**WHAT NEEDS TO BE DONE**
Copy all records verbatim.

— START —

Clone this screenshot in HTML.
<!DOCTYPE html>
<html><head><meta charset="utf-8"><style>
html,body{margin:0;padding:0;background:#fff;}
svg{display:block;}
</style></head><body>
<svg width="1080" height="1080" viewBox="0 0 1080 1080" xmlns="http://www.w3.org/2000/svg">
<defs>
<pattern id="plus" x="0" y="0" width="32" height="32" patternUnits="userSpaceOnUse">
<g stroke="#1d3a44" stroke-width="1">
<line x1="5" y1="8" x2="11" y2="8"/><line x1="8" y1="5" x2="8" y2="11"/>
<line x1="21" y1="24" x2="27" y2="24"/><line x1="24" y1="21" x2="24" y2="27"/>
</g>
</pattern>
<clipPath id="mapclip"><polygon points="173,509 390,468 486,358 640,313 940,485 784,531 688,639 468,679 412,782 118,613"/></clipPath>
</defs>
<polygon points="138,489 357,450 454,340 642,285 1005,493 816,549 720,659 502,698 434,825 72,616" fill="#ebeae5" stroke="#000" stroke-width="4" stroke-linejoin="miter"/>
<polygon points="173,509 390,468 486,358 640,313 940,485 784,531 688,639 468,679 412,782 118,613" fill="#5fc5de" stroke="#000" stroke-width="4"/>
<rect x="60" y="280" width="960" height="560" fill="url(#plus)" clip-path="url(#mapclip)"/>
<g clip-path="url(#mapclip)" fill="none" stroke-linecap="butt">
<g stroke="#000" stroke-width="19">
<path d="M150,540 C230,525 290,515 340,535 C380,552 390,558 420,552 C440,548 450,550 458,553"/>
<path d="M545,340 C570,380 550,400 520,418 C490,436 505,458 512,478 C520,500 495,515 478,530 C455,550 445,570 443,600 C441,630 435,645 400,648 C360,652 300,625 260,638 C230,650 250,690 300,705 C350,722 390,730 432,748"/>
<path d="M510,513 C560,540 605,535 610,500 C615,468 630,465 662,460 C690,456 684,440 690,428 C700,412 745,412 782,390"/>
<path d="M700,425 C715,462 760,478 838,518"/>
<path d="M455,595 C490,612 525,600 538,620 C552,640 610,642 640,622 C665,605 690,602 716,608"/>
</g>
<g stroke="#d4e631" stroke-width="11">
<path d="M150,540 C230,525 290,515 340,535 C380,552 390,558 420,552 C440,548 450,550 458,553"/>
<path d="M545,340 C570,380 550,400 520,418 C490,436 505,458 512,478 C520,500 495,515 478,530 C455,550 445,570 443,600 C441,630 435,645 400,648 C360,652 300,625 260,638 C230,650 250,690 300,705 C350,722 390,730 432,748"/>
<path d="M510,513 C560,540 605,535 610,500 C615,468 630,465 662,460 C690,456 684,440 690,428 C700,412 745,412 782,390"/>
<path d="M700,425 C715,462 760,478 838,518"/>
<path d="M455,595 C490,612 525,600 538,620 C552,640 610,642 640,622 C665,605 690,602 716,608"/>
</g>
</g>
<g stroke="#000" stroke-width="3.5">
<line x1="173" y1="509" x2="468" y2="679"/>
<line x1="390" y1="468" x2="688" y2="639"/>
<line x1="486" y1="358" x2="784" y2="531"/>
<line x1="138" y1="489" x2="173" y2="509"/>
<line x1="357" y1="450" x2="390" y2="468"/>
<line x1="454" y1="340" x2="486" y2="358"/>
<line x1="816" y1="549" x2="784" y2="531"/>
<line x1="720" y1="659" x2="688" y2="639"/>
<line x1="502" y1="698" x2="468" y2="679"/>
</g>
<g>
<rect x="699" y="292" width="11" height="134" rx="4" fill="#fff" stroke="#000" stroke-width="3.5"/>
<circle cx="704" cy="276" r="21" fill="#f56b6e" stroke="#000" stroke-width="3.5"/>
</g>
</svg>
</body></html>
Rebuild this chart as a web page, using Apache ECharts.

— END —

**RESULT FOR THIS EXERCISE**
Clone this screenshot in HTML.
<!DOCTYPE html>
<html><head><meta charset="utf-8"><style>
html,body{margin:0;padding:0;background:#fff;}
svg{display:block;}
</style></head><body>
<svg width="1080" height="1080" viewBox="0 0 1080 1080" xmlns="http://www.w3.org/2000/svg">
<defs>
<pattern id="plus" x="0" y="0" width="32" height="32" patternUnits="userSpaceOnUse">
<g stroke="#1d3a44" stroke-width="1">
<line x1="5" y1="8" x2="11" y2="8"/><line x1="8" y1="5" x2="8" y2="11"/>
<line x1="21" y1="24" x2="27" y2="24"/><line x1="24" y1="21" x2="24" y2="27"/>
</g>
</pattern>
<clipPath id="mapclip"><polygon points="173,509 390,468 486,358 640,313 940,485 784,531 688,639 468,679 412,782 118,613"/></clipPath>
</defs>
<polygon points="138,489 357,450 454,340 642,285 1005,493 816,549 720,659 502,698 434,825 72,616" fill="#ebeae5" stroke="#000" stroke-width="4" stroke-linejoin="miter"/>
<polygon points="173,509 390,468 486,358 640,313 940,485 784,531 688,639 468,679 412,782 118,613" fill="#5fc5de" stroke="#000" stroke-width="4"/>
<rect x="60" y="280" width="960" height="560" fill="url(#plus)" clip-path="url(#mapclip)"/>
<g clip-path="url(#mapclip)" fill="none" stroke-linecap="butt">
<g stroke="#000" stroke-width="19">
<path d="M150,540 C230,525 290,515 340,535 C380,552 390,558 420,552 C440,548 450,550 458,553"/>
<path d="M545,340 C570,380 550,400 520,418 C490,436 505,458 512,478 C520,500 495,515 478,530 C455,550 445,570 443,600 C441,630 435,645 400,648 C360,652 300,625 260,638 C230,650 250,690 300,705 C350,722 390,730 432,748"/>
<path d="M510,513 C560,540 605,535 610,500 C615,468 630,465 662,460 C690,456 684,440 690,428 C700,412 745,412 782,390"/>
<path d="M700,425 C715,462 760,478 838,518"/>
<path d="M455,595 C490,612 525,600 538,620 C552,640 610,642 640,622 C665,605 690,602 716,608"/>
</g>
<g stroke="#d4e631" stroke-width="11">
<path d="M150,540 C230,525 290,515 340,535 C380,552 390,558 420,552 C440,548 450,550 458,553"/>
<path d="M545,340 C570,380 550,400 520,418 C490,436 505,458 512,478 C520,500 495,515 478,530 C455,550 445,570 443,600 C441,630 435,645 400,648 C360,652 300,625 260,638 C230,650 250,690 300,705 C350,722 390,730 432,748"/>
<path d="M510,513 C560,540 605,535 610,500 C615,468 630,465 662,460 C690,456 684,440 690,428 C700,412 745,412 782,390"/>
<path d="M700,425 C715,462 760,478 838,518"/>
<path d="M455,595 C490,612 525,600 538,620 C552,640 610,642 640,622 C665,605 690,602 716,608"/>
</g>
</g>
<g stroke="#000" stroke-width="3.5">
<line x1="173" y1="509" x2="468" y2="679"/>
<line x1="390" y1="468" x2="688" y2="639"/>
<line x1="486" y1="358" x2="784" y2="531"/>
<line x1="138" y1="489" x2="173" y2="509"/>
<line x1="357" y1="450" x2="390" y2="468"/>
<line x1="454" y1="340" x2="486" y2="358"/>
<line x1="816" y1="549" x2="784" y2="531"/>
<line x1="720" y1="659" x2="688" y2="639"/>
<line x1="502" y1="698" x2="468" y2="679"/>
</g>
<g>
<rect x="699" y="292" width="11" height="134" rx="4" fill="#fff" stroke="#000" stroke-width="3.5"/>
<circle cx="704" cy="276" r="21" fill="#f56b6e" stroke="#000" stroke-width="3.5"/>
</g>
</svg>
</body></html>
Rebuild this chart as a web page, using Apache ECharts.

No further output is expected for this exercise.